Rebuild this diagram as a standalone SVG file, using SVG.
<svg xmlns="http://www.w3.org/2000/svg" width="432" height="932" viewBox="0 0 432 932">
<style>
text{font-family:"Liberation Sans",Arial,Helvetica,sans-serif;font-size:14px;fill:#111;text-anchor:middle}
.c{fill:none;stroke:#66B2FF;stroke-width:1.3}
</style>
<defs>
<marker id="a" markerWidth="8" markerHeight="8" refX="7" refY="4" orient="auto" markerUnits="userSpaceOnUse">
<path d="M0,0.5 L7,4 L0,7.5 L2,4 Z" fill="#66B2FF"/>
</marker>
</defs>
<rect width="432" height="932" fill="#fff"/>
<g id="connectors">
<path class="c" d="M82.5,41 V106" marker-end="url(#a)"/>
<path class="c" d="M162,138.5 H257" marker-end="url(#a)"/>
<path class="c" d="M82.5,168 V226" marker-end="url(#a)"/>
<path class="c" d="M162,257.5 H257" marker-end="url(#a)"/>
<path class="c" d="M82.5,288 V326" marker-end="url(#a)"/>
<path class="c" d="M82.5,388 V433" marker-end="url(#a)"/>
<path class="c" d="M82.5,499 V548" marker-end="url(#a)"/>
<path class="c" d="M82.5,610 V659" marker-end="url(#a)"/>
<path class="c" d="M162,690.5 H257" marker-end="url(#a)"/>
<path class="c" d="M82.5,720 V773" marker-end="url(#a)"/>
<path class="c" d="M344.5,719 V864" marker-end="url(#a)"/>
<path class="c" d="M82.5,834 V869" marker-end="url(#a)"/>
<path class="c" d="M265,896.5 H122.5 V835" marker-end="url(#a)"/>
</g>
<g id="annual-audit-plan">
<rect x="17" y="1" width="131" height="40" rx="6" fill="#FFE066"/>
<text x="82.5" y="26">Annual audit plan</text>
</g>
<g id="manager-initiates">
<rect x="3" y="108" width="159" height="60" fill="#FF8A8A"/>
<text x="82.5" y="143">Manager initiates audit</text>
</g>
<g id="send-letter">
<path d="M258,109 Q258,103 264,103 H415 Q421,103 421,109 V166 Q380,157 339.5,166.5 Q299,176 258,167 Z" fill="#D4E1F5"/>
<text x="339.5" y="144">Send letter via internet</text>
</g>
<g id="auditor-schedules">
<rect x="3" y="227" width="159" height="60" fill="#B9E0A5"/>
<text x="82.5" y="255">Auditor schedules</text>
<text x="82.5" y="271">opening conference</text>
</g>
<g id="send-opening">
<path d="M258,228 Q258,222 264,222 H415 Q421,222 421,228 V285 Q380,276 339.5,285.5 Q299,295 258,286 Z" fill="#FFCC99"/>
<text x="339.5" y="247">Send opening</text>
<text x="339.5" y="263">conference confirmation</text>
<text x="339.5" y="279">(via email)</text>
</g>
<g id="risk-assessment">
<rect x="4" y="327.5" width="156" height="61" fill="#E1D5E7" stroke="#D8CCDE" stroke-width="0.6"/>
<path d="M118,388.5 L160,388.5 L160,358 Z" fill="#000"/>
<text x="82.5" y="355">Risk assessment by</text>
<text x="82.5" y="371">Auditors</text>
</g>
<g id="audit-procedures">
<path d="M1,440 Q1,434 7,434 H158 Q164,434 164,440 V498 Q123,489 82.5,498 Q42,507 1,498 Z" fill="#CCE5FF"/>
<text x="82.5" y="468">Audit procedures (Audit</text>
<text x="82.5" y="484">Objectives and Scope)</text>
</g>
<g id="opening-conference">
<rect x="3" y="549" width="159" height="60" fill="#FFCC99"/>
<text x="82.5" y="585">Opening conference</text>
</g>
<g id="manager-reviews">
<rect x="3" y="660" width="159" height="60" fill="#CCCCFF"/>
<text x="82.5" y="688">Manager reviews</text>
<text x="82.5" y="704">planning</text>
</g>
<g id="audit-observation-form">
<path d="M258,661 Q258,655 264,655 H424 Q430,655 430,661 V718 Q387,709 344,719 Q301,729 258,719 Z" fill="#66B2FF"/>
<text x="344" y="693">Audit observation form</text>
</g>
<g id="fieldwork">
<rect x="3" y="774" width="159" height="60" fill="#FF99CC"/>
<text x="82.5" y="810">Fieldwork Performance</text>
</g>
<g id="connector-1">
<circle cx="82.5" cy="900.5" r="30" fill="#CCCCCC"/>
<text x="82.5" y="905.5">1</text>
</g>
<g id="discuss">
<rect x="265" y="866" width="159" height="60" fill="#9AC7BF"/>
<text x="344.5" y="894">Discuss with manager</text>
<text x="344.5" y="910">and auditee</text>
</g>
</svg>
...
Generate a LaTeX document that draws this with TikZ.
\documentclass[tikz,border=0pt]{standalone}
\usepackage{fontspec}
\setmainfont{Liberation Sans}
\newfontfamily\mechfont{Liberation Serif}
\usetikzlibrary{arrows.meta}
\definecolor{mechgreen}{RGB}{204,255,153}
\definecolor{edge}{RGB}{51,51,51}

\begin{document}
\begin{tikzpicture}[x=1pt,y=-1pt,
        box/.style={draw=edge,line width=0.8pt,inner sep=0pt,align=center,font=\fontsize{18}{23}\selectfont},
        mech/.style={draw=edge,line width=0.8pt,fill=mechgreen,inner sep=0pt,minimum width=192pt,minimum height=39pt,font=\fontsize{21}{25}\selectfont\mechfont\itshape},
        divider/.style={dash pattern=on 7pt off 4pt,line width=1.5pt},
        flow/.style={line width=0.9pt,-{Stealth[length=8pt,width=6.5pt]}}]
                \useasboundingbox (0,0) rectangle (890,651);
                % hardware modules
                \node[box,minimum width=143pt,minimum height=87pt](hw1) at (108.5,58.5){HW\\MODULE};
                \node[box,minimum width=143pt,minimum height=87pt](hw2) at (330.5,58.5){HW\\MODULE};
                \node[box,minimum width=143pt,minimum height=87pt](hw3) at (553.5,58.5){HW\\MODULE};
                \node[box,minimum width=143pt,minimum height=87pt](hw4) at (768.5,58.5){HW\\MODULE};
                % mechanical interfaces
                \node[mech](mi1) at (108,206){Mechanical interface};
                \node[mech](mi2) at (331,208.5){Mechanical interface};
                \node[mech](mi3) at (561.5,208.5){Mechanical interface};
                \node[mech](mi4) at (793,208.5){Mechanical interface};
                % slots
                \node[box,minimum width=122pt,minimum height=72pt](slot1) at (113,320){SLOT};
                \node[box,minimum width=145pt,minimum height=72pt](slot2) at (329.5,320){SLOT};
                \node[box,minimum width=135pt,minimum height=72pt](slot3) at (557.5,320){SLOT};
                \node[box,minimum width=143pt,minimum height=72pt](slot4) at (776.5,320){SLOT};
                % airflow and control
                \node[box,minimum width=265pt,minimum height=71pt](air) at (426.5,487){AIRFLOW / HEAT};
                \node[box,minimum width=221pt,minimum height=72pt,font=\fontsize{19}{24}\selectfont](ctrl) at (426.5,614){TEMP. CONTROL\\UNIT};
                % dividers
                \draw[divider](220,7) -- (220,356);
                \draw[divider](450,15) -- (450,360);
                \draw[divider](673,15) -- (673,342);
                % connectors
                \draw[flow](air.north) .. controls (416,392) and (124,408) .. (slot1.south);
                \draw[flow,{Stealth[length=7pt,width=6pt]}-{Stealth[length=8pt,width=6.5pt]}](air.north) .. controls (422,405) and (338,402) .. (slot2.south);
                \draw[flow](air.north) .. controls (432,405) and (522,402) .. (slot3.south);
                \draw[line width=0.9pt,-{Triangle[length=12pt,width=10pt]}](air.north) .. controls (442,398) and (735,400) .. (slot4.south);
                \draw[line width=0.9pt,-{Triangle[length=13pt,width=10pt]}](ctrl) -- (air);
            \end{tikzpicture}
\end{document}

TASK STATEMENT: Using the records above, list each line that includes "with".

REPLY:
<text x="344.5" y="894">Discuss with manager</text>
Generate a LaTeX document that draws this with TikZ.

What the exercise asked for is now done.